These days, we’re all learning the nuances and challenges of working from home. There are certainly perks (the snacks are better) but it can also be difficult to stay productive. While working from home, if you live alone, the isolation can be both a relief and a weighty burden. If you find yourself working from home surrounded by family or roommates, it can be difficult to stay focused and undistracted.
Here are some tips and strategies to help you stay focused and productive in your current work-from-home scenario.
Be realistic and kind to yourself
The first thing to do is remember that being focused and productive when working from home does not mean that you need to work constantly. Be realistic about the goals, projects, and deadlines you give yourself. (Perhaps you’re not the one setting these deadlines or initiating the projects; in this case, see our next tip.)

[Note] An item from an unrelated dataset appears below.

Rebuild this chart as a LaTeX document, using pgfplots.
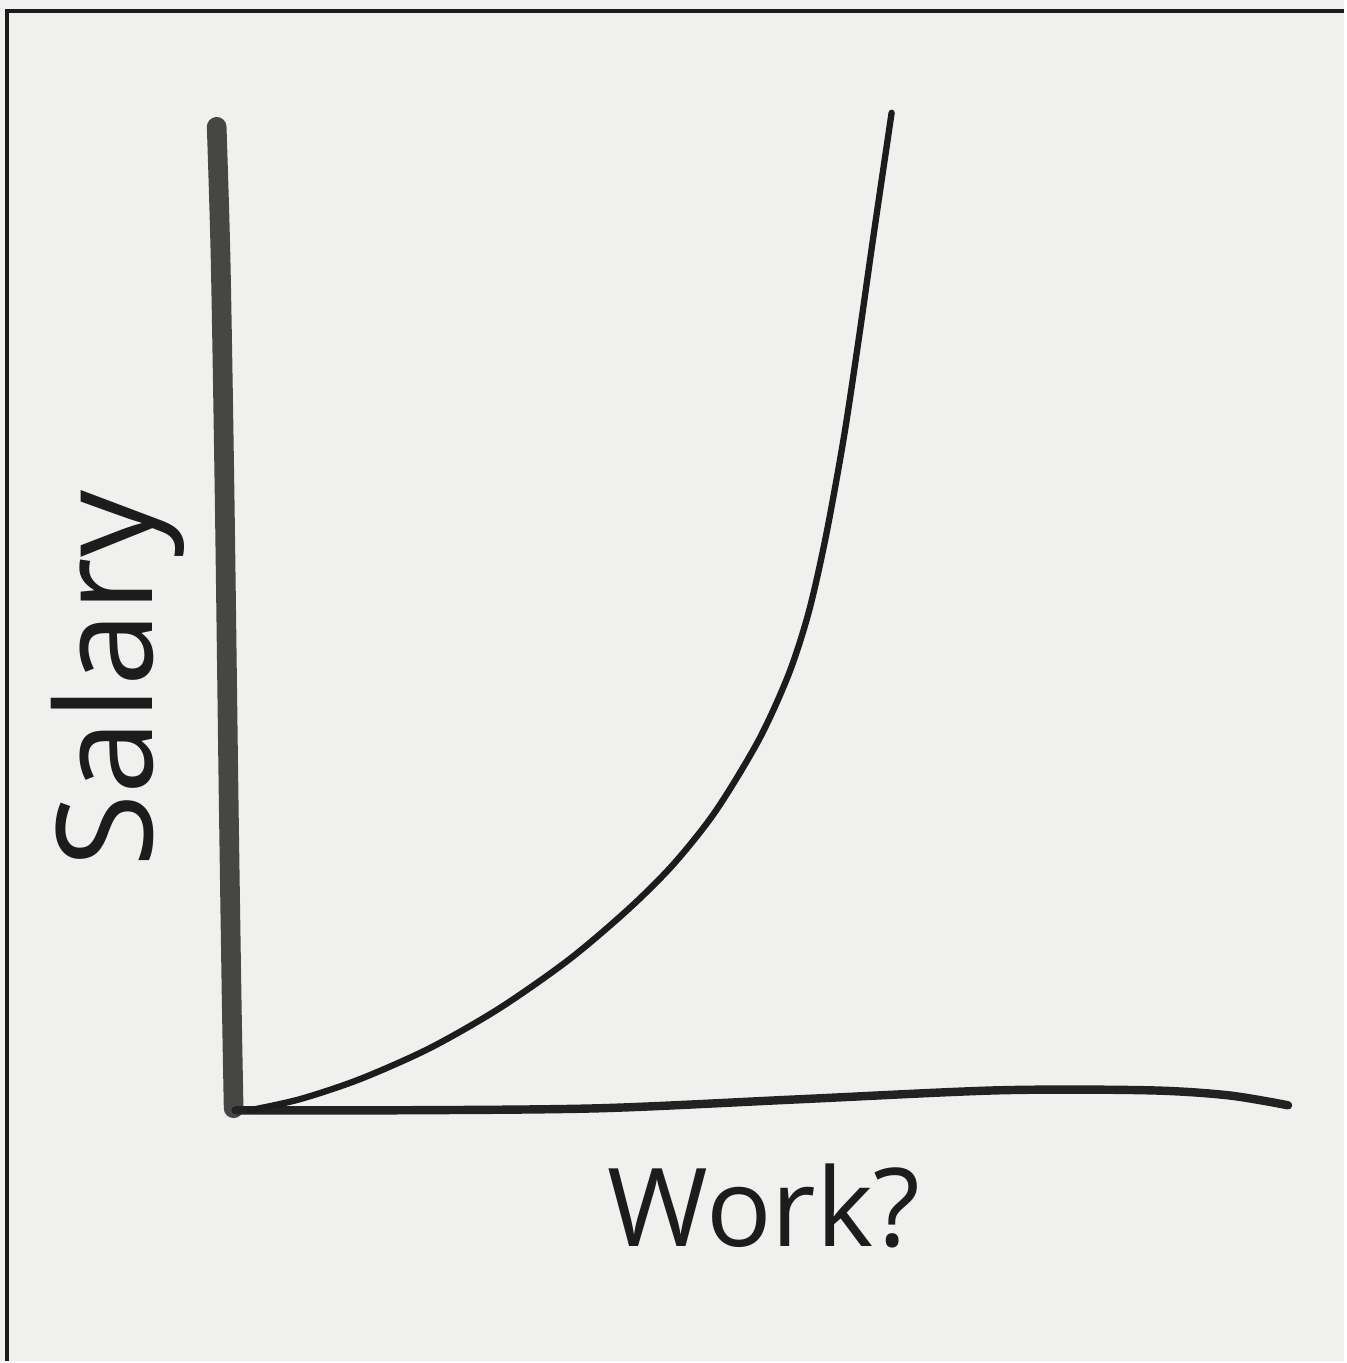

Communicate, communicate, communicate
When you’re working remotely, you can’t depend on those subtle, non-verbal forms of communication. Your colleague can’t notice that you’re stressed and your boss won’t see that you’re overwhelmed unless you tell them. Be more clear about what’s going on with you. Tell people your situation or limits, ask for what you need, and discuss the options. More tips here.
Set up a structure for working from home
Working from home can seem like a timeless experience. And it’s great if you can adjust your working hours and handle tasks on a timeline that is good for you. But no structure at all can leave you unmotivated. Put a basic structure or routine in place. A starting ritual or a special playlist can help designate “working time.” Take breaks, and give your workday an endpoint, too. It’s important to turn off the computer and phone and give yourself time away from productivity.
Avoid busywork to stay focused
Busywork can fill up many hours of your workday without providing any value in return. It’s demotivating to work without return for your effort. Avoid busywork and focus on doing work toward the most important projects and goals you have. If you can’t eliminate busywork, limit it to the end of the day after you’ve made progress on your work priorities.
Set up a designated work area
Working from home can lead to a feeling that you can’t get away from work. To combat that feeling, designate one area of your home for working. If it’s a space that needs to multi-task (such as the dining table), then set it up for work during your work hours, and put work things away at the end of the day.
Block your time
If possible, use time blocking to organize your day. You “block” out a certain amount of time for a certain type of activity. For example, you might block out your morning for meetings and communication. After a lunch break, you could block two hours for work on your most important project. Blocking time gives you a structure but allows flexibility within that structure.
Take real breaks
When you’re working from home and glued to your computer, it might seem like a fun break to catch up on social media or watch videos. But your brain (and eyes) need a break from the screen and the information input. Take a break from work, from your computer, and from your phone. Stretch. Do deep breathing. Play with the dog, dance to music, or something else physical and active. You’ll feel more energized and give your brain a real break.
Wrap up your workday
Use the last 10 or 15 minutes of your workday to send that final email, update your calendar, and share any pertinent info with colleagues. Then take time to note the highlights of your work for the day: progress made, problems or obstacles, communication, dependencies, what you’re waiting on, etc. This exercise will help you set your priorities for the next day. Review your calendar for upcoming meetings or deadlines you might have forgotten. A consistent routine at the end of the day will help you have peace of mind and a more organized start to the next workday.